Electronic and Postal Communications Authority

Agency overview
- Jurisdiction: Albania
- Headquarters: Reshit Çollaku street, nr. 43, Tirana, Albania
- Agency executive: Tomi Frashëri, Chairman of the Steering Board;
- Website: akep.al

= Electronic and Postal Communications Authority (Albania) =

Government agency of Albania

The Electronic and Postal Communications Authority (Autoriteti i Komunikimeve Elektronike dhe Postare, often abbreviated as AKEP) is the regulatory body in the electronic communications and postal services field, which supervises the regulatory framework provided for in the law on electronic communications and the law on postal services, and development policies defined by the Council of Ministers. The institutional role, functions, and competencies as a regulatory body in the electronic communications and postal services field are provided for in the material legislation on electronic communications and postal services in the Republic of Albania.

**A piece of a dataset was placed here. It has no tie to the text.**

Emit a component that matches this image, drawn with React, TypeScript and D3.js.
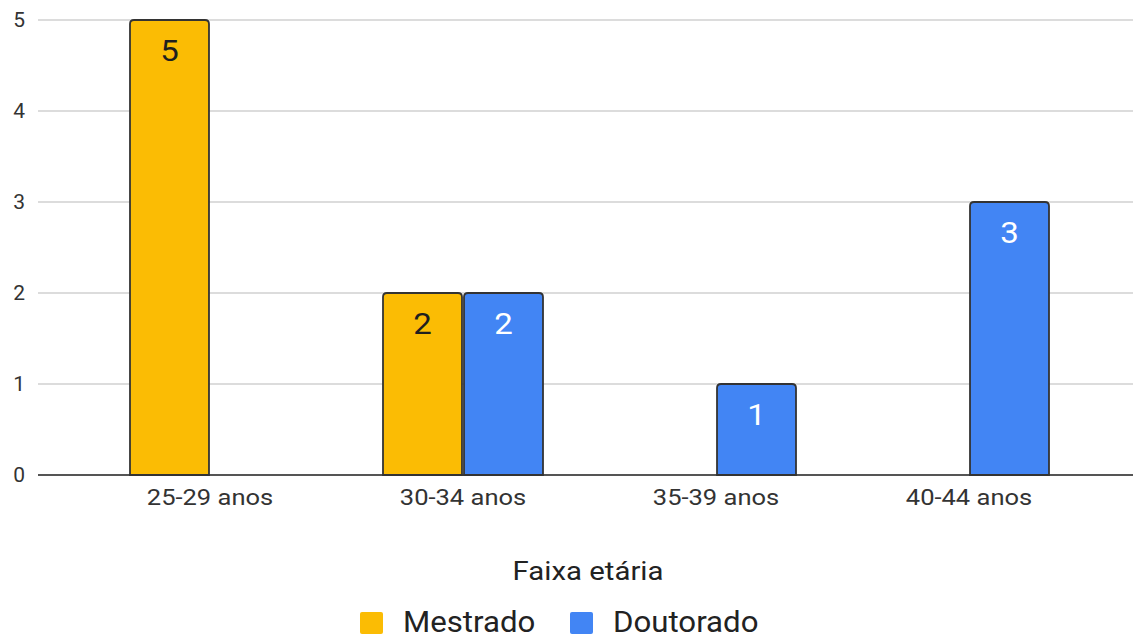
import React from "react";
import * as d3 from "d3";

// Age groups on the x axis
const categories = ["25-29 anos", "30-34 anos", "35-39 anos", "40-44 anos"];
// Series names shown in the legend
const seriesNames = ["Mestrado", "Doutorado"];
// Counts per age group (null = no bar)
const mestrado: (number | null)[] = [5, 2, null, null];
const doutorado: (number | null)[] = [null, 2, 1, 3];
const yTicks = [0, 1, 2, 3, 4, 5];

const colors = ["#FBBC04", "#4285F4"];
const labelColors = ["#1f1f1f", "#ffffff"];

const W = 1133;
const H = 639;
const FONT = "Roboto, Arial, sans-serif";

function topRoundedRect(x: number, y: number, w: number, h: number, r: number) {
  const rr = Math.min(r, h / 2, w / 2);
  return `M${x},${y + h}V${y + rr}Q${x},${y} ${x + rr},${y}H${x + w - rr}Q${x + w},${y} ${x + w},${y + rr}V${y + h}Z`;
}

// Text with a slight horizontal stretch, positioned at (x, y)
function WideText(props: {
  x: number;
  y: number;
  sx: number;
  size: number;
  anchor?: "start" | "middle" | "end";
  fill: string;
  children: React.ReactNode;
}) {
  const { x, y, sx, size, anchor = "start", fill, children } = props;
  return (
    <text
      transform={`translate(${x},${y}) scale(${sx},1)`}
      textAnchor={anchor}
      fontSize={size}
      fill={fill}
    >
      {children}
    </text>
  );
}

export default function App() {
  const x0 = d3
    .scaleBand<string>()
    .domain(categories)
    .range([83.5, 1095.5])
    .paddingInner(0.3676)
    .paddingOuter(0.1838);
  const x1 = d3
    .scaleBand<string>()
    .domain(seriesNames)
    .range([0, x0.bandwidth()])
    .paddingInner(0.025);
  const y = d3.scaleLinear().domain([0, 5]).range([475, 20]);

  const seriesValues = [mestrado, doutorado];

  return (
    <svg
      width={W}
      height={H}
      style={{ position: "absolute", left: 0, top: 0, background: "#fff" }}
      fontFamily={FONT}
    >
      {/* gridlines */}
      {yTicks.map((t) => (
        <line
          key={"g" + t}
          x1={38}
          x2={W}
          y1={y(t)}
          y2={y(t)}
          stroke={t === 0 ? "#555" : "#dcdcdc"}
          strokeWidth={2}
        />
      ))}
      {/* y tick labels */}
      {yTicks.map((t) => (
        <WideText key={"yl" + t} x={25} y={y(t) + 7} sx={1.05} size={20} anchor="end" fill="#333">
          {t}
        </WideText>
      ))}
      {/* bars */}
      {categories.map((c, ci) =>
        seriesNames.map((s, si) => {
          const v = seriesValues[si][ci];
          if (v == null) return null;
          const bx = (x0(c) ?? 0) + (x1(s) ?? 0);
          const bw = x1.bandwidth();
          const top = y(v);
          return (
            <g key={c + s}>
              <path
                d={topRoundedRect(bx, top, bw, y(0) - top, 4)}
                fill={colors[si]}
                stroke="#333"
                strokeWidth={1.8}
              />
              <WideText
                x={bx + bw / 2}
                y={top + 41}
                sx={1.1}
                size={30}
                anchor="middle"
                fill={labelColors[si]}
              >
                {v}
              </WideText>
            </g>
          );
        })
      )}
      {/* x tick labels */}
      {categories.map((c) => (
        <WideText
          key={"xl" + c}
          x={(x0(c) ?? 0) + x0.bandwidth() / 2}
          y={505}
          sx={1.16}
          size={22}
          anchor="middle"
          fill="#333"
        >
          {c}
        </WideText>
      ))}
      {/* axis title */}
      <WideText x={588} y={580} sx={1.13} size={26} anchor="middle" fill="#222">
        Faixa etária
      </WideText>
      {/* legend */}
      {seriesNames.map((s, i) => {
        const lx = i === 0 ? 360 : 570;
        return (
          <g key={"lg" + s}>
            <rect x={lx} y={612} width={23} height={22} rx={2} fill={colors[i]} />
            <WideText x={lx + 43} y={632} sx={1.04} size={30} fill="#222">
              {s}
            </WideText>
          </g>
        );
      })}
    </svg>
  );
}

AKEP is a legal, public, non-budgetary entity, headed by the Steering Council, which is independent in making decisions and abides by its own adopted internal regulation. The Steering Council comprises 5 members appointed by the Parliament upon the proposal of the Council of Ministers. AKEP also manages the .al geographic top-level domain. Its office is located at Rr. Reshit Çollaku, Nr.43 in Tirana.